New Research Suggests Consistency, Not Complexity, Is the Key to Teaching Robots Dexterity
Robotic hands sit on display at the NYU Center for Robotics and Embodied Intelligence.
Teaching robots to manipulate objects with humanlike dexterity has long been one of robotics’ toughest challenges. Tasks such as rotating an object in-hand or coordinating two robot arms to maneuver a bulky item require constant changes in contact, grip and motion, skills that are difficult both to program and to demonstrate through human teleoperation.
Now researchers from NYU Tandon and the Robotics and AI Institute have shown that robots may be able to learn these behaviors from planning algorithms instead of human demonstrations. Their study, published in IEEE Robotics and Automation Letters (RA-L), suggests that the quality of synthetic training data matters more than researchers previously realized. The paper was recently awarded the IEEE RA-L Best Paper Award.

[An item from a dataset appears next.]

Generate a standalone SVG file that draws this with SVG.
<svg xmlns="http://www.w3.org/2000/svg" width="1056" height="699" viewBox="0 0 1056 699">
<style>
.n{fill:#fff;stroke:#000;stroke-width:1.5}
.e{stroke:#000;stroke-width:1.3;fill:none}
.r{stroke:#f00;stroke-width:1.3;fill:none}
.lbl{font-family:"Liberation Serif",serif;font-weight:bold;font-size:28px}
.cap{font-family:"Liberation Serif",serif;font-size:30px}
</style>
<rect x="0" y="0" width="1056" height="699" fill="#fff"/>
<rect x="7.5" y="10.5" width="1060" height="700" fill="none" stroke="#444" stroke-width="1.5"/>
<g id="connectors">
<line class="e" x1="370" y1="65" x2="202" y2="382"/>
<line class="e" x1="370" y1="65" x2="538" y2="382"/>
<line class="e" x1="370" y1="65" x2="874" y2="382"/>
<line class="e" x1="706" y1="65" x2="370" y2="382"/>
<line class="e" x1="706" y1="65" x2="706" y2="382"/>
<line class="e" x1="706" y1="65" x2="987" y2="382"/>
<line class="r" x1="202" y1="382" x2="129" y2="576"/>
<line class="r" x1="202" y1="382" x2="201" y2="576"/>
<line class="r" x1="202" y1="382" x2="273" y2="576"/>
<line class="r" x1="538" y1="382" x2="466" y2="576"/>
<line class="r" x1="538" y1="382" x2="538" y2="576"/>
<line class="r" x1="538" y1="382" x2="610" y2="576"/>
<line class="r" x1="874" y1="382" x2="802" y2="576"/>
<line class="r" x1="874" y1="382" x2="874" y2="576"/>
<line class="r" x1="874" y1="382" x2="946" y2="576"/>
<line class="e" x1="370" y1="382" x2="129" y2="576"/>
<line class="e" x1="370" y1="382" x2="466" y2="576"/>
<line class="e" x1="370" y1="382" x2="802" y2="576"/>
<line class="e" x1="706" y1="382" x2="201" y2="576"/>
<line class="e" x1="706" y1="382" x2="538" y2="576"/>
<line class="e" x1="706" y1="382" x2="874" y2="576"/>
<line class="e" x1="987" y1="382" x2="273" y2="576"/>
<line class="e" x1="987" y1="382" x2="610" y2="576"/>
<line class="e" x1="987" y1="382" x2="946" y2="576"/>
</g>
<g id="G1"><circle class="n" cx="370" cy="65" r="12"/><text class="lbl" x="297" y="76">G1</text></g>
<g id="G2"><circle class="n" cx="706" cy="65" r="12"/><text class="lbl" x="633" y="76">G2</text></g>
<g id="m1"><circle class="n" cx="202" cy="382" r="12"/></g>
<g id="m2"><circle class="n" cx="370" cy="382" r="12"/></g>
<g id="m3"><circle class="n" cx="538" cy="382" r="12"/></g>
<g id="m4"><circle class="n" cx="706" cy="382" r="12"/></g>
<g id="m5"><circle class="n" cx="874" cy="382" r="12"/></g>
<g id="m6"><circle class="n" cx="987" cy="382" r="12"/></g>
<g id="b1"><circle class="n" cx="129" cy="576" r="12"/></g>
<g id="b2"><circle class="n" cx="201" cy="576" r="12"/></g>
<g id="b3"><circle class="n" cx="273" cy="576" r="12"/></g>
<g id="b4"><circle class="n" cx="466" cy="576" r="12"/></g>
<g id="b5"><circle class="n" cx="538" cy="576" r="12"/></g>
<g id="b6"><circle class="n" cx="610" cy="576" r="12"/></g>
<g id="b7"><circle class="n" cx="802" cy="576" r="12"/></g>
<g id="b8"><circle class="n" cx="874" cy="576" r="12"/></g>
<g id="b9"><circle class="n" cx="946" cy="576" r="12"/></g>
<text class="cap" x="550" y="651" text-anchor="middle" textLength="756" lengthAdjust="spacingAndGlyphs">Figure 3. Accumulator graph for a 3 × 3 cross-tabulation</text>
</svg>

Modern robot-learning systems often rely on imitation learning, in which robots copy demonstrations collected from humans controlling robotic hardware remotely. But teleoperation systems are poorly suited for highly dexterous tasks involving many simultaneous contact points and finger movements. To bypass that limitation, the researchers used motion-planning algorithms to automatically generate demonstrations inside physics simulations. The idea was to let robots learn from virtual experience rather than from people. But the team discovered a problem: popular planning systems known as rapidly exploring random trees, or RRTs, produce demonstrations that are too inconsistent.
“These planners are very good at finding solutions,” says lead author Huaijiang Zhu. “But when every solution looks different, the learning system struggles to figure out what behavior it should imitate.”

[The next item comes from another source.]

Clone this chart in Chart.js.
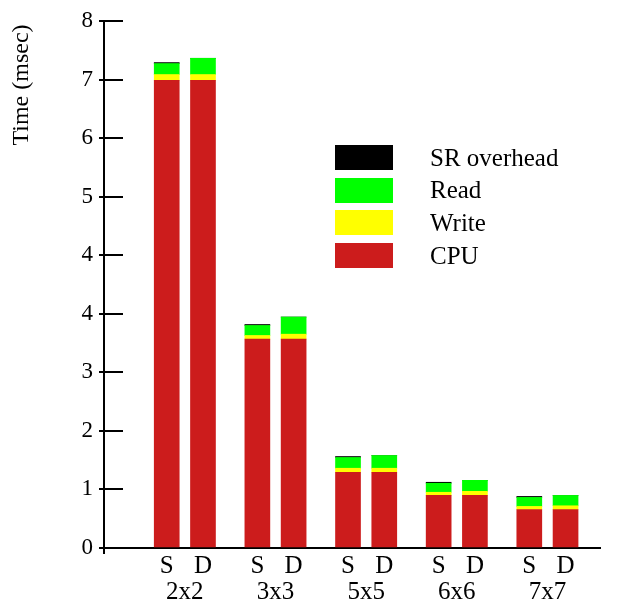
<!DOCTYPE html>
<html>
<head>
<meta charset="utf-8">
<script src="https://cdn.jsdelivr.net/npm/chart.js@4.4.1/dist/chart.umd.min.js"></script>
<style>
  body { margin: 0; background: #fff; }
  #wrap { position: relative; width: 626px; height: 601px; }
  #legend { position: absolute; left: 335px; top: 145px; font: 25px "Liberation Serif", serif; color: #000; }
  .item { display: flex; align-items: center; height: 25px; margin-bottom: 7.7px; }
  .box { width: 58px; height: 25px; margin-right: 37px; }
</style>
</head>
<body>
<div id="wrap">
  <canvas id="chart" width="626" height="601"></canvas>
  <div id="legend"></div>
</div>
<script>
// data
const groups = ['2x2', '3x3', '5x5', '6x6', '7x7'];
const barLabels = ['S', 'D', 'S', 'D', 'S', 'D', 'S', 'D', 'S', 'D'];
const barX = [0, 1, 2.5, 3.5, 5, 6, 7.5, 8.5, 10, 11];
const groupX = [0.5, 3, 5.5, 8, 10.5];

const cpu   = [7.10, 7.10, 3.17, 3.17, 1.15, 1.15, 0.80, 0.80, 0.585, 0.585];
const write = [0.087, 0.087, 0.056, 0.076, 0.061, 0.061, 0.046, 0.060, 0.046, 0.056];
const read  = [0.167, 0.247, 0.152, 0.26, 0.163, 0.193, 0.137, 0.167, 0.137, 0.157];
const srOverhead = [0.015, 0, 0.015, 0, 0.015, 0, 0.015, 0, 0.015, 0];

// the original axis has 9 equal steps from 0 to 8, labels rounded
const yTickLabels = ['0', '1', '2', '3', '4', '4', '5', '6', '7', '8'];
const yMax = 8;
const yTitle = 'Time (msec)';

const serif = '"Liberation Serif", "Times New Roman", serif';
const toPoints = arr => barX.map((x, i) => ({ x: x, y: arr[i] }));

const datasets = [
    { label: 'CPU', data: toPoints(cpu), backgroundColor: '#cc1c1c' },
    { label: 'Write', data: toPoints(write), backgroundColor: '#ffff00' },
    { label: 'Read', data: toPoints(read), backgroundColor: '#00ff00' },
    { label: 'SR overhead', data: toPoints(srOverhead), backgroundColor: '#000000' }
];

const axisDecor = {
    id: 'axisDecor',
    afterDraw(chart) {
        const { ctx, chartArea, scales: { y } } = chart;
        ctx.save();
        ctx.strokeStyle = '#000';
        ctx.lineWidth = 2;
        ctx.beginPath();
        y.ticks.forEach(t => {
            const py = Math.round(y.getPixelForValue(t.value));
            ctx.moveTo(chartArea.left, py);
            ctx.lineTo(chartArea.left + 19, py);
        });
        ctx.moveTo(chartArea.left, chartArea.bottom);
        ctx.lineTo(chartArea.left, chartArea.bottom + 6);
        ctx.stroke();

        ctx.translate(22, 85);
        ctx.rotate(-Math.PI / 2);
        ctx.font = '24px ' + serif;
        ctx.fillStyle = '#000';
        ctx.textAlign = 'center';
        ctx.textBaseline = 'middle';
        ctx.fillText(yTitle, 0, 0);
        ctx.restore();
    }
};

const chart = new Chart(document.getElementById('chart'), {
    type: 'bar',
    data: { datasets: datasets },
    plugins: [axisDecor],
    options: {
        responsive: false,
        animation: false,
        devicePixelRatio: 1,
        layout: { padding: { top: 21, right: 26, left: 5, bottom: 0 } },
        datasets: { bar: { barThickness: 25, borderWidth: 0 } },
        plugins: { legend: { display: false }, tooltip: { enabled: false } },
        scales: {
            x: {
                type: 'linear', position: 'bottom', stacked: true, offset: false,
                min: -1.73, max: 11.95,
                afterBuildTicks: s => { s.ticks = barX.map(v => ({ value: v })); },
                afterFit: s => { s.height = 27; },
                ticks: { callback: (v, i) => barLabels[i], autoSkip: false, maxRotation: 0, padding: 3, color: '#000', font: { family: serif, size: 25 } },
                grid: { display: false, drawTicks: false, offset: false },
                border: { color: '#000', width: 2 }
            },
            x2: {
                type: 'linear', position: 'bottom', offset: false,
                min: -1.73, max: 11.95,
                afterBuildTicks: s => { s.ticks = groupX.map(v => ({ value: v })); },
                afterFit: s => { s.height = 26; },
                ticks: { callback: (v, i) => groups[i], autoSkip: false, maxRotation: 0, padding: 2, color: '#000', font: { family: serif, size: 25 } },
                grid: { display: false, drawTicks: false, offset: false },
                border: { display: false }
            },
            y: {
                stacked: true, min: 0, max: yMax,
                afterBuildTicks: s => { s.ticks = yTickLabels.map((_, i) => ({ value: i * yMax / (yTickLabels.length - 1) })); },
                afterFit: s => { s.width = 99; },
                ticks: { callback: (v, i) => yTickLabels[i], autoSkip: false, padding: 6, color: '#000', font: { family: serif, size: 23 } },
                grid: { drawOnChartArea: false, tickLength: 5, color: '#000', lineWidth: 2 },
                border: { color: '#000', width: 2 }
            }
        }
    }
});

// legend, top entry first
const legend = document.getElementById('legend');
datasets.slice().reverse().forEach(ds => {
    legend.innerHTML += `<div class="item"><div class="box" style="background:${ds.backgroundColor}"></div><span>${ds.label}</span></div>`;
});
</script>
</body>
</html>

The team found that the planners’ randomness created what researchers call “high-entropy” data — demonstrations that solved the same task through wildly different motions. Although this diversity helps planners explore possible solutions, it makes imitation learning less effective.

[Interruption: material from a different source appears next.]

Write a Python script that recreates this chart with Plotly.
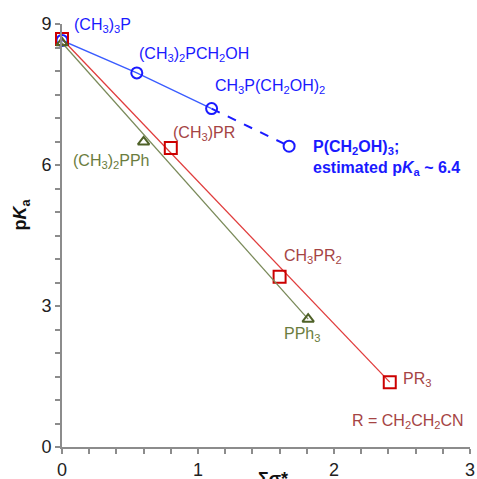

To address the issue, the researchers developed alternative planning approaches that generated more consistent demonstrations. One method emphasized steady progress toward a goal rather than random exploration, while another reused a library of predefined motions to reduce variability.
The researchers tested the approach on two difficult manipulation problems. In one task, two robot arms had to rotate a large cylinder by 180 degrees while repeatedly changing their grips. In another, a dexterous robotic hand manipulated a cube in its palm to match target orientations. They found that robots trained on the more consistent demonstrations achieved much higher success rates than those trained on standard RRT-generated data, even when using relatively small datasets. In the dual-arm task, the improved system reached near-perfect performance with only 100 demonstrations.
The team also transferred the learned policies directly from simulation to real-world hardware without additional retraining. The dual-arm robot succeeded in 90 percent of physical trials, while the dexterous hand completed about 62 percent of its attempts.
The study highlights a growing shift in robotics research. Rather than treating classical motion planning and machine learning as separate approaches, scientists are increasingly combining them. In this case, planning algorithms effectively served as teachers for neural-network-based robot policies.
The findings also reinforce a broader lesson emerging across AI: more data is not always better. Carefully structured, consistent examples may teach machines more effectively than large quantities of noisy or highly variable demonstrations.
Challenges remain, particularly for tasks involving deformable objects or soft robotic hands that are difficult to simulate accurately. But the work suggests a future in which robots learn increasingly sophisticated physical skills from virtual environments designed not just to produce solutions, but to produce solutions machines can understand.
H. Zhu et al., "Should We Learn Contact-Rich Manipulation Policies From Sampling-Based Planners?," in IEEE Robotics and Automation Letters, vol. 10, no. 6, pp. 6248-6255, June 2025, doi: 10.1109/LRA.2025.3564701.